Return the material word for word. Do not include pictures.

= STORED DATA =
________________________________________

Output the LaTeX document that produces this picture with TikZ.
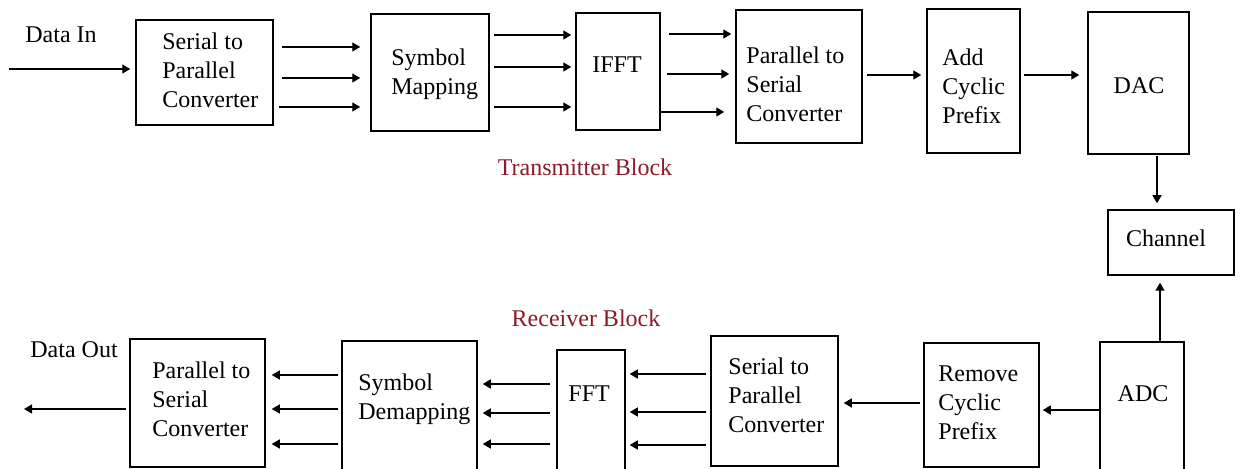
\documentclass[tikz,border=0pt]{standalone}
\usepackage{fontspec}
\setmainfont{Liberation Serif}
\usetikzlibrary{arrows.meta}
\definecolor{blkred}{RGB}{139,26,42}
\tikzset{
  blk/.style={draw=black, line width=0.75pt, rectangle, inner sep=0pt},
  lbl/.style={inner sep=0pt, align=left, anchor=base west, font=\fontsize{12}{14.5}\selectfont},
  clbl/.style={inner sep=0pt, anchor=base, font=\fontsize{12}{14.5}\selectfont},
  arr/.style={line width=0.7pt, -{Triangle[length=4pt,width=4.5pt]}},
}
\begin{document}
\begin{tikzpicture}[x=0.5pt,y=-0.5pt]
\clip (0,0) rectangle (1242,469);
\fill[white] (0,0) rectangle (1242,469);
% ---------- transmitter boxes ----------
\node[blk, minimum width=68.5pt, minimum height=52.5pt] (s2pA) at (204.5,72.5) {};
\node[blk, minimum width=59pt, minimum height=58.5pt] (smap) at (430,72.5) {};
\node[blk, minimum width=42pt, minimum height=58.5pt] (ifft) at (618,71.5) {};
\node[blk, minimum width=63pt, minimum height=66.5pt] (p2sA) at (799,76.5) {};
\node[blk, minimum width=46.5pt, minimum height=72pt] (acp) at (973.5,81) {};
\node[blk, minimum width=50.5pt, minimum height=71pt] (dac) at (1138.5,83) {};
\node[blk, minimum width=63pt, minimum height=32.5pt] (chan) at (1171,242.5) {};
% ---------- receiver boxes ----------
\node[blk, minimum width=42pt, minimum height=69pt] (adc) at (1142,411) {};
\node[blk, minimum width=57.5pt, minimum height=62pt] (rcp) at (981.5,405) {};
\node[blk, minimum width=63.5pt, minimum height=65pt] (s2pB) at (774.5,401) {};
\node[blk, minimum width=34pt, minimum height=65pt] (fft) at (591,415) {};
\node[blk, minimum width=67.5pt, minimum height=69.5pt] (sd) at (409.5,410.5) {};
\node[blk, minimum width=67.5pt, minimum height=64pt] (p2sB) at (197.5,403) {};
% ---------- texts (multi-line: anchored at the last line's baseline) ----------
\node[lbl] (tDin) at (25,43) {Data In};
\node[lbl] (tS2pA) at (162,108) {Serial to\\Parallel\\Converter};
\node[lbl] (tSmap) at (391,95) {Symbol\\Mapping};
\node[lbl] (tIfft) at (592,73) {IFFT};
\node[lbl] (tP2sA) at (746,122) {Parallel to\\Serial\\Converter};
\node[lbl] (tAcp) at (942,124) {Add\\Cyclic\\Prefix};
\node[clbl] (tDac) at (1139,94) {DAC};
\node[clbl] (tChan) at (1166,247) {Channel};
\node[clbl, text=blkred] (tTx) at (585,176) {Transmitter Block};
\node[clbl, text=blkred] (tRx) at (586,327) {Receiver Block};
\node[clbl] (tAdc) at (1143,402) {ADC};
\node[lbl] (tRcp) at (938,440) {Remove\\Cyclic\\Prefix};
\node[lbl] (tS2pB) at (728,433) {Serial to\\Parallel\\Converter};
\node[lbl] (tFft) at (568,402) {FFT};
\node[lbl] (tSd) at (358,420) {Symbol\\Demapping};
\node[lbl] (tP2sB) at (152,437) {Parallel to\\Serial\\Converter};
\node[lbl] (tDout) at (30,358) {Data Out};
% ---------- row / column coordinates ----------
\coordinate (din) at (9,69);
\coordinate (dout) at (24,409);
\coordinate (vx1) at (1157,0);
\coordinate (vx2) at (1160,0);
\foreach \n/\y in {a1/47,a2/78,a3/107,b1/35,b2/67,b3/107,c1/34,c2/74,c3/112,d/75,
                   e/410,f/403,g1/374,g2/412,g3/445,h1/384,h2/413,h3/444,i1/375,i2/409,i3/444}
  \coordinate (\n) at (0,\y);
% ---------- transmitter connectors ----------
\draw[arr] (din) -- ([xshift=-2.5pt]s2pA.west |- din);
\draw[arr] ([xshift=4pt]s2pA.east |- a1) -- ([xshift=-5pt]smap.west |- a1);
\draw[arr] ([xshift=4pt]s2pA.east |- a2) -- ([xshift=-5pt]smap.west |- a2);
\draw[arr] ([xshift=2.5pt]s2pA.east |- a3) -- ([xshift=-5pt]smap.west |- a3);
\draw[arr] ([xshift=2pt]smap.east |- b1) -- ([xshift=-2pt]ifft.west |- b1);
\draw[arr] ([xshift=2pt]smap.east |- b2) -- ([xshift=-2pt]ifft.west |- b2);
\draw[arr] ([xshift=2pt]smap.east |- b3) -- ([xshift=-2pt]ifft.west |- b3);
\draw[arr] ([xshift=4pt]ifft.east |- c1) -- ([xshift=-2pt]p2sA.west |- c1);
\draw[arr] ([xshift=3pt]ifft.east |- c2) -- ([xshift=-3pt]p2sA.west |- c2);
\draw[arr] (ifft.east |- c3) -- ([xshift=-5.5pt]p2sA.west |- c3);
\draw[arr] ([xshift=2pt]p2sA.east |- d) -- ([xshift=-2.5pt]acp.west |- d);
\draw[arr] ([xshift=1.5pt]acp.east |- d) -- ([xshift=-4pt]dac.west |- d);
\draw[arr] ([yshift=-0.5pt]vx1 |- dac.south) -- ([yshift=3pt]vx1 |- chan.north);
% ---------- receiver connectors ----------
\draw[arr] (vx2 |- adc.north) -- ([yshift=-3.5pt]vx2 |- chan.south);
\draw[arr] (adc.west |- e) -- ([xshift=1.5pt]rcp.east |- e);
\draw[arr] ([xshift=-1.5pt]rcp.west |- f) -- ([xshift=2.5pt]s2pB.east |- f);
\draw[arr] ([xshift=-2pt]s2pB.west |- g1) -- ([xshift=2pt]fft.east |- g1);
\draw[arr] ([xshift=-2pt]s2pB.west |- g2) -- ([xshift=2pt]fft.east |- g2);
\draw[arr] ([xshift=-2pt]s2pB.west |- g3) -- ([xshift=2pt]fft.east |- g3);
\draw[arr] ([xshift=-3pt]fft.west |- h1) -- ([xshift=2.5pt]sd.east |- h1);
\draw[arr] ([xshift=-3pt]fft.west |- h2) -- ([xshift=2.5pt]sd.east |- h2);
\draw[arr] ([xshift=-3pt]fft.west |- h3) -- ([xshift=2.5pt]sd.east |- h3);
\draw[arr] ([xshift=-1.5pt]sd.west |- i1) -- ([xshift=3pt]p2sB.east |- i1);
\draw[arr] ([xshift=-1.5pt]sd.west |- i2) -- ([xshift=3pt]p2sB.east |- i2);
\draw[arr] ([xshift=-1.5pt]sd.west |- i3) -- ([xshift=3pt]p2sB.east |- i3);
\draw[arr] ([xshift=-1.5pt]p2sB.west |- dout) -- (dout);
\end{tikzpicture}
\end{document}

________________________________________

= SOLUTION FOR THIS EXERCISE =
Output the LaTeX document that produces this picture with TikZ.
\documentclass[tikz,border=0pt]{standalone}
\usepackage{fontspec}
\setmainfont{Liberation Serif}
\usetikzlibrary{arrows.meta}
\definecolor{blkred}{RGB}{139,26,42}
\tikzset{
  blk/.style={draw=black, line width=0.75pt, rectangle, inner sep=0pt},
  lbl/.style={inner sep=0pt, align=left, anchor=base west, font=\fontsize{12}{14.5}\selectfont},
  clbl/.style={inner sep=0pt, anchor=base, font=\fontsize{12}{14.5}\selectfont},
  arr/.style={line width=0.7pt, -{Triangle[length=4pt,width=4.5pt]}},
}
\begin{document}
\begin{tikzpicture}[x=0.5pt,y=-0.5pt]
\clip (0,0) rectangle (1242,469);
\fill[white] (0,0) rectangle (1242,469);
% ---------- transmitter boxes ----------
\node[blk, minimum width=68.5pt, minimum height=52.5pt] (s2pA) at (204.5,72.5) {};
\node[blk, minimum width=59pt, minimum height=58.5pt] (smap) at (430,72.5) {};
\node[blk, minimum width=42pt, minimum height=58.5pt] (ifft) at (618,71.5) {};
\node[blk, minimum width=63pt, minimum height=66.5pt] (p2sA) at (799,76.5) {};
\node[blk, minimum width=46.5pt, minimum height=72pt] (acp) at (973.5,81) {};
\node[blk, minimum width=50.5pt, minimum height=71pt] (dac) at (1138.5,83) {};
\node[blk, minimum width=63pt, minimum height=32.5pt] (chan) at (1171,242.5) {};
% ---------- receiver boxes ----------
\node[blk, minimum width=42pt, minimum height=69pt] (adc) at (1142,411) {};
\node[blk, minimum width=57.5pt, minimum height=62pt] (rcp) at (981.5,405) {};
\node[blk, minimum width=63.5pt, minimum height=65pt] (s2pB) at (774.5,401) {};
\node[blk, minimum width=34pt, minimum height=65pt] (fft) at (591,415) {};
\node[blk, minimum width=67.5pt, minimum height=69.5pt] (sd) at (409.5,410.5) {};
\node[blk, minimum width=67.5pt, minimum height=64pt] (p2sB) at (197.5,403) {};
% ---------- texts (multi-line: anchored at the last line's baseline) ----------
\node[lbl] (tDin) at (25,43) {Data In};
\node[lbl] (tS2pA) at (162,108) {Serial to\\Parallel\\Converter};
\node[lbl] (tSmap) at (391,95) {Symbol\\Mapping};
\node[lbl] (tIfft) at (592,73) {IFFT};
\node[lbl] (tP2sA) at (746,122) {Parallel to\\Serial\\Converter};
\node[lbl] (tAcp) at (942,124) {Add\\Cyclic\\Prefix};
\node[clbl] (tDac) at (1139,94) {DAC};
\node[clbl] (tChan) at (1166,247) {Channel};
\node[clbl, text=blkred] (tTx) at (585,176) {Transmitter Block};
\node[clbl, text=blkred] (tRx) at (586,327) {Receiver Block};
\node[clbl] (tAdc) at (1143,402) {ADC};
\node[lbl] (tRcp) at (938,440) {Remove\\Cyclic\\Prefix};
\node[lbl] (tS2pB) at (728,433) {Serial to\\Parallel\\Converter};
\node[lbl] (tFft) at (568,402) {FFT};
\node[lbl] (tSd) at (358,420) {Symbol\\Demapping};
\node[lbl] (tP2sB) at (152,437) {Parallel to\\Serial\\Converter};
\node[lbl] (tDout) at (30,358) {Data Out};
% ---------- row / column coordinates ----------
\coordinate (din) at (9,69);
\coordinate (dout) at (24,409);
\coordinate (vx1) at (1157,0);
\coordinate (vx2) at (1160,0);
\foreach \n/\y in {a1/47,a2/78,a3/107,b1/35,b2/67,b3/107,c1/34,c2/74,c3/112,d/75,
                   e/410,f/403,g1/374,g2/412,g3/445,h1/384,h2/413,h3/444,i1/375,i2/409,i3/444}
  \coordinate (\n) at (0,\y);
% ---------- transmitter connectors ----------
\draw[arr] (din) -- ([xshift=-2.5pt]s2pA.west |- din);
\draw[arr] ([xshift=4pt]s2pA.east |- a1) -- ([xshift=-5pt]smap.west |- a1);
\draw[arr] ([xshift=4pt]s2pA.east |- a2) -- ([xshift=-5pt]smap.west |- a2);
\draw[arr] ([xshift=2.5pt]s2pA.east |- a3) -- ([xshift=-5pt]smap.west |- a3);
\draw[arr] ([xshift=2pt]smap.east |- b1) -- ([xshift=-2pt]ifft.west |- b1);
\draw[arr] ([xshift=2pt]smap.east |- b2) -- ([xshift=-2pt]ifft.west |- b2);
\draw[arr] ([xshift=2pt]smap.east |- b3) -- ([xshift=-2pt]ifft.west |- b3);
\draw[arr] ([xshift=4pt]ifft.east |- c1) -- ([xshift=-2pt]p2sA.west |- c1);
\draw[arr] ([xshift=3pt]ifft.east |- c2) -- ([xshift=-3pt]p2sA.west |- c2);
\draw[arr] (ifft.east |- c3) -- ([xshift=-5.5pt]p2sA.west |- c3);
\draw[arr] ([xshift=2pt]p2sA.east |- d) -- ([xshift=-2.5pt]acp.west |- d);
\draw[arr] ([xshift=1.5pt]acp.east |- d) -- ([xshift=-4pt]dac.west |- d);
\draw[arr] ([yshift=-0.5pt]vx1 |- dac.south) -- ([yshift=3pt]vx1 |- chan.north);
% ---------- receiver connectors ----------
\draw[arr] (vx2 |- adc.north) -- ([yshift=-3.5pt]vx2 |- chan.south);
\draw[arr] (adc.west |- e) -- ([xshift=1.5pt]rcp.east |- e);
\draw[arr] ([xshift=-1.5pt]rcp.west |- f) -- ([xshift=2.5pt]s2pB.east |- f);
\draw[arr] ([xshift=-2pt]s2pB.west |- g1) -- ([xshift=2pt]fft.east |- g1);
\draw[arr] ([xshift=-2pt]s2pB.west |- g2) -- ([xshift=2pt]fft.east |- g2);
\draw[arr] ([xshift=-2pt]s2pB.west |- g3) -- ([xshift=2pt]fft.east |- g3);
\draw[arr] ([xshift=-3pt]fft.west |- h1) -- ([xshift=2.5pt]sd.east |- h1);
\draw[arr] ([xshift=-3pt]fft.west |- h2) -- ([xshift=2.5pt]sd.east |- h2);
\draw[arr] ([xshift=-3pt]fft.west |- h3) -- ([xshift=2.5pt]sd.east |- h3);
\draw[arr] ([xshift=-1.5pt]sd.west |- i1) -- ([xshift=3pt]p2sB.east |- i1);
\draw[arr] ([xshift=-1.5pt]sd.west |- i2) -- ([xshift=3pt]p2sB.east |- i2);
\draw[arr] ([xshift=-1.5pt]sd.west |- i3) -- ([xshift=3pt]p2sB.east |- i3);
\draw[arr] ([xshift=-1.5pt]p2sB.west |- dout) -- (dout);
\end{tikzpicture}
\end{document}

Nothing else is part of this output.